Leading travel risk management and assistance provider World Travel Protection’s annual business traveller survey* reveals only 9% of organisations offer information on LGBTQIA+ rights before visiting a country for those who disclose their LGBTQIA+ identity, and even fewer (8%) provide such information for those who do not disclose.

Media personality Tim Lai, who is also Marketing Manager for LGBTQIA+ education charity The Pinnacle Foundation, travels overseas regularly for work. He says throughout his previous career in the technology sector spanning multiple organisations, he was never provided with support or information about the LGBTQIA+ landscape of his destination.

“As an openly gay man, I struggled when visiting countries with openly anti-LGBTQIA+ stances,” Lai says.

“While I appreciate that much improvement has been made in providing support, knowledge, and cultural education by global organisations these days, more needs to be done.
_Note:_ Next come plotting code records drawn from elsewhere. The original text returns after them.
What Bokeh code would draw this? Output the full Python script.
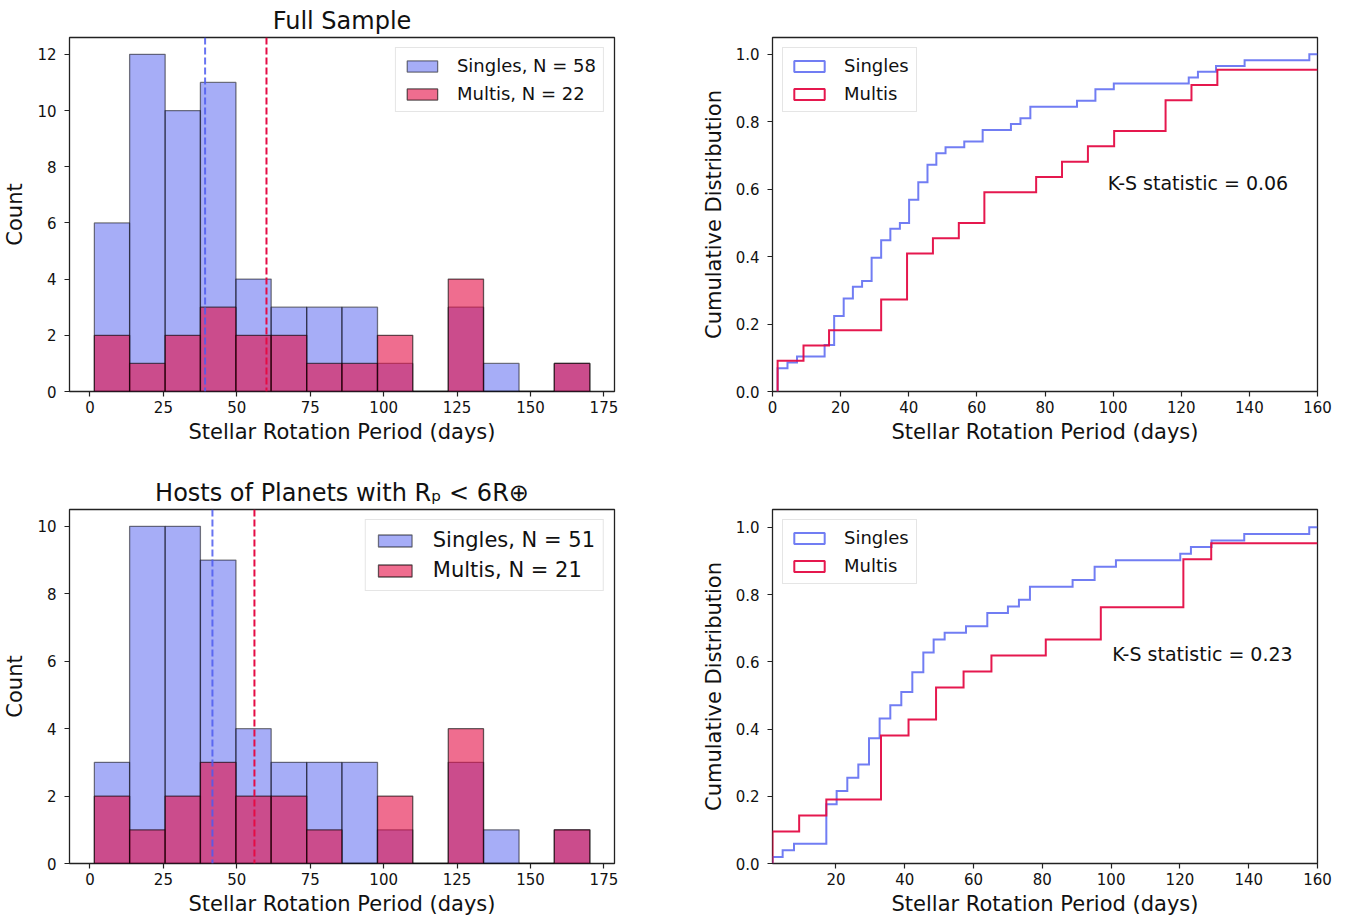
from bokeh.plotting import figure
from bokeh.models import (Range1d, FixedTicker, Span, Label, Legend, LegendItem,
                          ColumnDataSource, NumeralTickFormatter)
from bokeh.layouts import row, column
from bokeh.embed import file_html
from bokeh.resources import INLINE

FONT = "DejaVu Sans"

# ---------------- data ----------------
bin_edges = [1.5, 13.5, 25.6, 37.6, 49.7, 61.7, 73.8, 85.8, 97.9, 109.9, 122.0, 134.0, 146.1, 158.1, 170.2]
full_singles_counts = [6, 12, 10, 11, 4, 3, 3, 3, 1, 0, 3, 1, 0, 1]
full_multis_counts = [2, 1, 2, 3, 2, 2, 1, 1, 2, 0, 4, 0, 0, 1]
small_singles_counts = [3, 10, 10, 9, 4, 3, 3, 3, 1, 0, 3, 1, 0, 1]
small_multis_counts = [2, 1, 2, 3, 2, 2, 1, 0, 2, 0, 4, 0, 0, 1]

full_singles_mark = 39.2
full_multis_mark = 60.1
small_singles_mark = 41.7
small_multis_mark = 56.0

n_full_singles, n_full_multis = 58, 22
n_small_singles, n_small_multis = 51, 21

full_singles_cdf_x = [1.5, 4.4, 7.2, 15.3, 18.1, 20.9, 23.6, 26.3, 29.1, 31.9, 34.6, 37.4, 40.1, 42.8,
                      45.5, 48.1, 50.8, 56.3, 61.7, 70.0, 72.8, 75.7, 89.4, 94.8, 100.2, 122.2, 124.9,
                      130.2, 138.6, 157.6]
full_singles_cdf_n = [4, 5, 6, 8, 13, 16, 18, 19, 23, 26, 28, 29, 33, 36, 39, 41, 42, 43, 45, 46, 47,
                      49, 50, 52, 53, 54, 55, 56, 57, 58]
full_multis_cdf_x = [1.5, 9.1, 16.6, 31.9, 39.5, 47.1, 54.7, 62.2, 77.4, 85.0, 92.6, 100.3, 115.4, 123.0, 130.6]
full_multis_cdf_n = [2, 3, 4, 6, 9, 10, 11, 13, 14, 15, 16, 17, 19, 20, 21]

small_singles_cdf_x = [1.55, 4.5, 7.8, 17.2, 20.2, 23.3, 26.5, 29.6, 32.7, 35.8, 39.0, 42.2, 45.4, 48.4,
                       51.6, 57.8, 64.0, 70.0, 73.2, 76.4, 88.8, 95.2, 101.4, 120.1, 123.2, 129.2,
                       138.7, 157.6]
small_singles_cdf_n = [1, 2, 3, 9, 11, 13, 15, 19, 22, 24, 26, 29, 32, 34, 35, 36, 38, 39, 40, 42, 43,
                       45, 46, 47, 48, 49, 50, 51]
small_multis_cdf_x = [1.55, 9.3, 17.2, 33.1, 41.1, 49.1, 57.1, 65.2, 81.0, 97.0, 121.0, 129.1]
small_multis_cdf_n = [2, 3, 4, 8, 9, 11, 12, 13, 14, 16, 19, 20]

ks_full = "K-S statistic = 0.06"
ks_small = "K-S statistic = 0.23"

hist_xticks = [0, 25, 50, 75, 100, 125, 150, 175]
full_yticks = [0, 2, 4, 6, 8, 10, 12]
small_yticks = [0, 2, 4, 6, 8, 10]
cdf_xticks_full = [0, 20, 40, 60, 80, 100, 120, 140, 160]
cdf_xticks_small = [20, 40, 60, 80, 100, 120, 140, 160]
cdf_yticks = [0.0, 0.2, 0.4, 0.6, 0.8, 1.0]

SINGLES = "#4d5cf0"
MULTIS = "#e40c45"
XLABEL = "Stellar Rotation Period (days)"
NAN = float("nan")


def make_fig(width, height, xr, yr, bl, br, bt, bb, title=None, title_standoff=5):
    p = figure(width=width, height=height, x_range=Range1d(*xr), y_range=Range1d(*yr),
               output_backend="svg", toolbar_location=None,
               min_border_left=bl, min_border_right=br, min_border_top=bt, min_border_bottom=bb)
    p.xgrid.visible = False
    p.ygrid.visible = False
    p.outline_line_color = "#222222"
    p.outline_line_width = 1.3
    p.outline_line_alpha = 1.0
    p.background_fill_color = "white"
    p.border_fill_color = "white"
    for ax in (p.xaxis[0], p.yaxis[0]):
        ax.axis_line_color = None
        ax.major_tick_in = 0
        ax.major_tick_out = 5
        ax.minor_tick_in = 0
        ax.minor_tick_out = 0
        ax.major_tick_line_color = "#222222"
        ax.major_tick_line_width = 1.2
        ax.major_label_text_font = FONT
        ax.major_label_text_font_size = "15px"
        ax.major_label_text_color = "#111111"
        ax.axis_label_text_font = FONT
        ax.axis_label_text_font_size = "21px"
        ax.axis_label_text_font_style = "normal"
        ax.axis_label_text_color = "#111111"
    p.yaxis[0].major_label_standoff = 8
    p.yaxis[0].axis_label_standoff = 7
    p.xaxis[0].major_label_standoff = 4
    p.xaxis[0].axis_label_standoff = 4
    if title:
        p.title.text = title
        p.title.text_font = FONT
        p.title.text_font_size = "24px"
        p.title.text_font_style = "normal"
        p.title.text_color = "#111111"
        p.title.align = "center"
        p.title.standoff = title_standoff
    return p


def style_legend(leg, big):
    leg.label_text_font = FONT
    leg.label_text_font_size = "21px" if big else "18px"
    leg.label_text_color = "#111111"
    leg.glyph_width = 42 if big else 38
    leg.glyph_height = 15 if big else 14
    leg.label_height = 24 if big else 21
    leg.label_standoff = 17 if big else 16
    leg.padding = 8 if big else 7
    leg.spacing = 6 if big else 7
    leg.margin = 10
    leg.border_line_color = "#cccccc"
    leg.border_line_width = 1
    leg.background_fill_alpha = 0.8


def hist_panel(p, s_counts, m_counts, s_mark, m_mark, ns, nm, big_legend):
    left = bin_edges[:-1]
    right = bin_edges[1:]
    rs = p.quad(left=left, right=right, bottom=[0] * len(s_counts), top=s_counts,
                fill_color=SINGLES, fill_alpha=0.5, line_color="black", line_alpha=0.5, line_width=1.3)
    rm = p.quad(left=left, right=right, bottom=[0] * len(m_counts), top=m_counts,
                fill_color=MULTIS, fill_alpha=0.6, line_color="black", line_alpha=0.6, line_width=1.3)
    p.add_layout(Span(location=s_mark, dimension="height", line_color=SINGLES, line_alpha=0.85,
                      line_dash="7 3", line_width=2))
    p.add_layout(Span(location=m_mark, dimension="height", line_color=MULTIS, line_alpha=1.0,
                      line_dash="7 3", line_width=2))
    leg = Legend(items=[LegendItem(label=f"Singles, N = {ns}", renderers=[rs]),
                        LegendItem(label=f"Multis, N = {nm}", renderers=[rm])],
                 location="top_right")
    style_legend(leg, big_legend)
    p.add_layout(leg)
    p.xaxis[0].ticker = FixedTicker(ticks=hist_xticks)
    p.xaxis[0].axis_label = XLABEL
    p.yaxis[0].axis_label = "Count"


def step_path(xs, counts, n, x_end):
    px = [xs[0]]
    py = [0.0]
    for i in range(len(xs)):
        v = counts[i] / n
        nxt = xs[i + 1] if i + 1 < len(xs) else x_end
        px += [xs[i], nxt]
        py += [v, v]
    return px, py


def cdf_panel(p, sx, sn, ns, mx, mn, nm, ks_text, ks_x, ks_y, x_end, xticks):
    px, py = step_path(sx, sn, ns, x_end)
    p.line(px, py, line_color=SINGLES, line_alpha=0.8, line_width=2, line_join="miter")
    px, py = step_path(mx, mn, nm, x_end)
    p.line(px, py, line_color=MULTIS, line_alpha=0.95, line_width=2, line_join="miter")
    # legend-only handles (hollow boxes, as in a step histogram legend)
    ls = p.quad(left=[NAN], right=[NAN], top=[NAN], bottom=[NAN], fill_alpha=0,
                line_color=SINGLES, line_alpha=0.8, line_width=2)
    lm = p.quad(left=[NAN], right=[NAN], top=[NAN], bottom=[NAN], fill_alpha=0,
                line_color=MULTIS, line_alpha=0.95, line_width=2)
    leg = Legend(items=[LegendItem(label="Singles", renderers=[ls]),
                        LegendItem(label="Multis", renderers=[lm])],
                 location="top_left")
    style_legend(leg, False)
    p.add_layout(leg)
    p.add_layout(Label(x=ks_x, y=ks_y, text=ks_text, text_font=FONT, text_font_size="19px",
                       text_color="#111111", text_baseline="middle", text_align="left"))
    p.xaxis[0].ticker = FixedTicker(ticks=xticks)
    p.yaxis[0].ticker = FixedTicker(ticks=cdf_yticks)
    p.yaxis[0].formatter = NumeralTickFormatter(format="0.0")
    p.xaxis[0].axis_label = XLABEL
    p.yaxis[0].axis_label = "Cumulative Distribution"


# ---------------- panels ----------------
BL_L, BR_L = 69, 63
BL_R, BR_R = 95, 40
FRAME_W = 545
W_L = BL_L + FRAME_W + BR_L
W_R = BL_R + FRAME_W + BR_R
T1, B1, T2, B2 = 37, 59, 59, 58
FRAME_H = 354
H_T = T1 + FRAME_H + B1
H_B = T2 + FRAME_H + B2

p1 = make_fig(W_L, H_T, (-6.97, 178.6), (0, 12.6), BL_L, BR_L, T1, B1, title="Full Sample",
              title_standoff=5)
hist_panel(p1, full_singles_counts, full_multis_counts, full_singles_mark, full_multis_mark,
           n_full_singles, n_full_multis, False)
p1.yaxis[0].ticker = FixedTicker(ticks=full_yticks)

p2 = make_fig(W_R, H_T, (0, 160), (0, 1.05), BL_R, BR_R, T1, B1)
cdf_panel(p2, full_singles_cdf_x, full_singles_cdf_n, n_full_singles,
          full_multis_cdf_x, full_multis_cdf_n, n_full_multis, ks_full, 98.4, 0.618, 160,
          cdf_xticks_full)

p3 = make_fig(W_L, H_B, (-6.97, 178.6), (0, 10.5), BL_L, BR_L, T2, B2,
              title="Hosts of Planets with Rₚ < 6R⊕", title_standoff=5)
hist_panel(p3, small_singles_counts, small_multis_counts, small_singles_mark, small_multis_mark,
           n_small_singles, n_small_multis, True)
p3.yaxis[0].ticker = FixedTicker(ticks=small_yticks)

p4 = make_fig(W_R, H_B, (1.55, 160), (0, 1.053), BL_R, BR_R, T2, B2)
cdf_panel(p4, small_singles_cdf_x, small_singles_cdf_n, n_small_singles,
          small_multis_cdf_x, small_multis_cdf_n, n_small_multis, ks_small, 100.3, 0.622, 160,
          cdf_xticks_small)

layout = column(row(p1, p2), row(p3, p4))

open("out.html", "w").write(file_html(layout, INLINE))
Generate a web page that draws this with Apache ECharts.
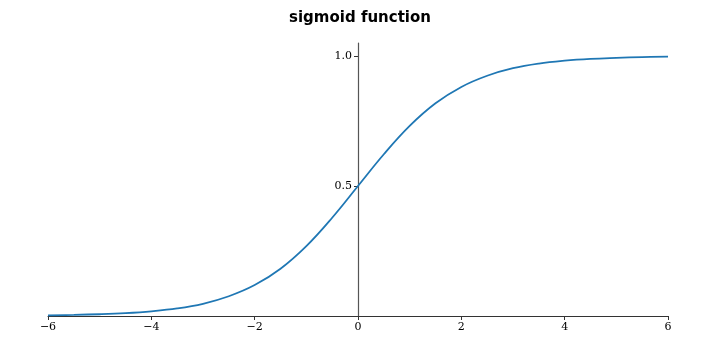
<!DOCTYPE html>
<html><head><meta charset="utf-8">
<script src="https://cdn.jsdelivr.net/npm/echarts@6/dist/echarts.min.js"></script>
<style>html,body{margin:0;padding:0;background:#fff}#c{width:720px;height:356px}</style>
</head><body><div id="c"></div>
<script>
const titleText = 'sigmoid function';
const xValues = [-6,-5.5,-5,-4.5,-4,-3.5,-3,-2.5,-2,-1.5,-1,-0.5,0,0.5,1,1.5,2,2.5,3,3.5,4,4.5,5,5.5,6];
const yValues = [0.0025,0.004,0.0067,0.011,0.018,0.029,0.047,0.076,0.119,0.182,0.269,0.378,0.5,0.622,0.731,0.818,0.881,0.924,0.953,0.971,0.982,0.989,0.993,0.996,0.9975];
const xTicks = [-6,-4,-2,0,2,4,6];
const yTicks = [0.5,1.0];
const yTickLabels = ['0.5','1.0'];

const chart = echarts.init(document.getElementById('c'));
const serif = 'DejaVu Serif';
chart.setOption({
  animation:false,
  title:{text:titleText,left:'center',top:6,textStyle:{fontFamily:'DejaVu Sans',fontWeight:'bold',fontSize:15,color:'#000'}},
  grid:{left:48,right:52,top:43,bottom:40},
  xAxis:{type:'value',min:-6,max:6,interval:2,
    axisLine:{onZero:false,lineStyle:{color:'#333',width:1}},
    axisTick:{length:4,lineStyle:{color:'#333'},customValues:xTicks},
    axisLabel:{customValues:xTicks,margin:6,fontFamily:serif,fontSize:11,color:'#000',
      formatter:v=>String(v).replace('-','\u2212')},
    splitLine:{show:false}},
  yAxis:{type:'value',min:0,max:1.05,position:'left',offset:-310,
    axisLine:{show:true,onZero:false,lineStyle:{color:'#555',width:1.2}},
    axisTick:{show:true,length:4,lineStyle:{color:'#333'},customValues:yTicks},
    axisLabel:{customValues:yTicks,margin:6,fontFamily:serif,fontSize:11,color:'#000',
      formatter:v=>yTickLabels[yTicks.indexOf(v)] ?? ''},
    splitLine:{show:false}},
  series:[{type:'line',data:xValues.map((x,i)=>[x,yValues[i]]),smooth:0.4,showSymbol:false,
    lineStyle:{color:'#1f77b4',width:1.8}}]
});
</script></body></html>
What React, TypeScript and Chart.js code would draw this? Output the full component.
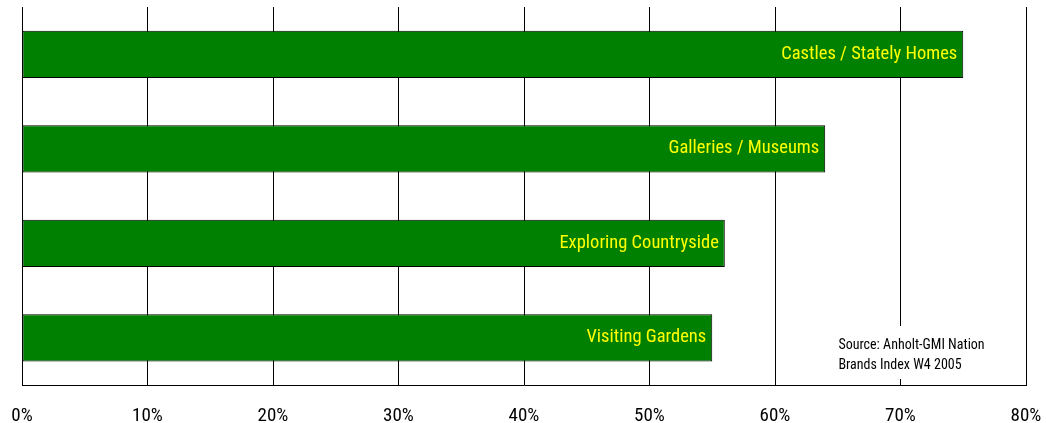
import React, { useEffect, useRef } from "react";
import { Chart, registerables } from "chart.js";

Chart.register(...registerables);

const categories = ["Castles / Stately Homes", "Galleries / Museums", "Exploring Countryside", "Visiting Gardens"];
const values = [75, 64, 56, 55];
const xTicks = [0, 10, 20, 30, 40, 50, 60, 70, 80];
const sourceLines = ["Source: Anholt-GMI Nation", "Brands Index W4 2005"];

const FONT = "'Roboto Condensed', 'Liberation Sans', Arial, sans-serif";

const barLabelPlugin = {
  id: "barLabels",
  afterDatasetsDraw(chart: any) {
    const ctx = chart.ctx;
    const meta = chart.getDatasetMeta(0);
    ctx.save();
    ctx.font = `18.5px ${FONT}`;
    ctx.fillStyle = "#FFFF00";
    ctx.textAlign = "right";
    ctx.textBaseline = "middle";
    meta.data.forEach((el: any, i: number) => {
      ctx.fillText(categories[i], el.x - 6, el.y);
    });
    ctx.restore();
  },
};

const sourcePlugin = {
  id: "sourceNote",
  afterDraw(chart: any) {
    const ctx = chart.ctx;
    const xs = chart.scales.x;
    const x0 = xs.getPixelForValue(65.05);
    const yTop = 345;
    ctx.save();
    ctx.fillStyle = "#ffffff";
    ctx.fillRect(x0 - 5, yTop - 19, 160, 53);
    ctx.font = `14px ${FONT}`;
    ctx.fillStyle = "#000000";
    ctx.textAlign = "left";
    ctx.textBaseline = "middle";
    sourceLines.forEach((t, i) => ctx.fillText(t, x0, yTop + i * 20));
    ctx.restore();
  },
};

export default function App() {
  const ref = useRef<HTMLCanvasElement>(null);
  useEffect(() => {
    document.body.style.margin = "0";
    const chart = new Chart(ref.current!, {
      type: "bar",
      data: {
        labels: categories,
        datasets: [
          {
            data: values,
            backgroundColor: "#008000",
            borderColor: "#000000",
            borderWidth: 1,
            borderSkipped: false,
            barPercentage: 0.5,
            categoryPercentage: 1,
          },
        ],
      },
      options: {
        indexAxis: "y",
        animation: false,
        responsive: false,
        layout: { padding: { left: 22, right: 20, top: 7, bottom: 0 } },
        plugins: { legend: { display: false }, tooltip: { enabled: false } },
        scales: {
          x: {
            min: 0,
            max: 80,
            afterBuildTicks: (scale: any) => {
              scale.ticks = xTicks.map((v) => ({ value: v }));
            },
            afterFit: (scale: any) => {
              scale.height = 38;
              scale.paddingLeft = 0;
              scale.paddingRight = 0;
            },
            grid: { color: "#000000", lineWidth: 1, drawTicks: false },
            border: { display: true, color: "#000000", width: 1 },
            ticks: {
              padding: 20,
              color: "#000000",
              font: { family: FONT, size: 19 },
              maxRotation: 0,
              callback: (v: any) => `${v}%`,
            },
          },
          y: {
            display: false,
          },
        },
      },
      plugins: [barLabelPlugin, sourcePlugin],
    });
    return () => chart.destroy();
  }, []);
  return <canvas ref={ref} width={1046} height={423} style={{ display: "block" }} />;
}
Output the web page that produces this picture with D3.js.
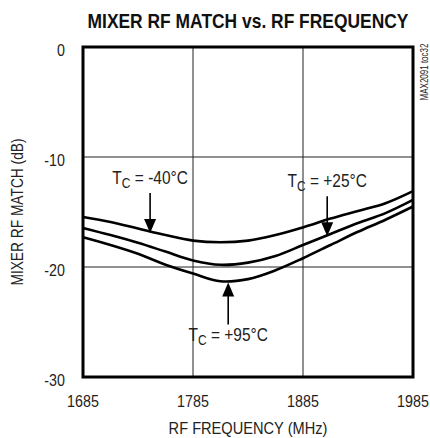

Companies need to ensure that LGBTQIA+ employees are well-informed about the local laws and social attitudes of the countries they are sent to and provide resources or contacts to ensure their safety.

“The progress is commendable, but we must continue to push for comprehensive, actionable support for all LGBTQIA+ professionals working abroad,” he says.

Paul Trotter, World Travel Protection’s Intelligence and Security lead, reports that Tim’s experience is unfortunately common for many business travellers.

He says the disappointing survey results highlight a lack of progress in addressing the needs of LGBTQIA+ employees. In response to these challenges, Trotter offers six invaluable tips for companies responsible for the well-being of their travelling employees.

Understand the legal landscape

With 70+ countries criminalising same-sex relationships, and increasing anti-LGBTQIA+ sentiment even in previously ‘safe’ regions, awareness and proactive measures are vital. Engagement with certain websites or apps in some jurisdictions can result in fines or imprisonment, highlighting the importance of understanding local laws and potential consequences. However, only 1 in 7 employers offer LGBTQIA+ rights information before international travel. It’s crucial for organisations to provide employees with resources to research destinations, such as Smartraveller, for the latest safety advice. Resources like the International Lesbian, Gay, Bisexual, Trans and Intersex Association and the Human Dignity Trust also offer insights into global LGBTQIA+ rights and legal protections.

Consider the culture

Understanding cultural context is crucial beyond legal considerations. Discrimination against the LGBTQIA+ community may persist even in places without explicit legal targeting. Be mindful of attire and behaviour, stick to well-lit areas, and use buddy systems for safety, especially at night. One of World Travel Protection’s partners, Riskline, recently released a graphic with a global overview of LGBTQ travel, which is a good visual representation of traveller safety by country – but it’s important to remember that differences can exist within each country as well. 

Engage carefully with local authorities

Seeking assistance from local authorities can be helpful, as some locations offer support from law enforcement officers for travellers feeling threatened or unsafe. However, in regions where LGBTQIA+ relationships and identities are criminalised, engaging with law enforcement may not always be safe. It’s crucial to be aware of the social and cultural attitudes toward sexuality and gender before seeking help from authorities.

Safety in numbers

World Travel Protection’s survey reveals 39% of Australian business travellers are concerned about facing discrimination for their gender or sexuality during their business trips, with women (45%) more concerned than men (32%). Safety in numbers cannot be underestimated. World Travel Protection advises LGBTQIA+ travellers to stick with colleagues or their local host while exploring unfamiliar territories. Employers should assess employee comfort before assigning destinations and consider sending multiple representatives for support in locations that are less safe.

Utilise technology for safety

Using travel assistance apps for prompt alerts and easy access to help, including dedicated support for LGBTQIA+ travellers via World Travel Protection’s Travel Assist app, can enable employees and companies to monitor situations closely and access immediate assistance in emergencies.

Prioritise Mental Health

Mental health should not be overlooked amid the challenges faced by LGBTQIA+ travellers. Navigating cultures and political landscapes that are openly hostile to their identities can have a detrimental impact on mental well-being. Experiencing overt danger and harassment is an obvious source of stress and anxiety, but the pressure to conceal one’s sexuality or gender expression can also be profoundly harmful. Employers should prioritise mental healthcare by providing access to support services and regularly checking in with employees while they are on the road.

*Opinium online survey conducted from 1 February to 8 February 2024 with 500 people who travel for business at least once a year in Australia. This survey is part of a wider survey of 2,000 people across UK, Australia, US and Canada (500 respondents in each region) who travel for business at least once a year.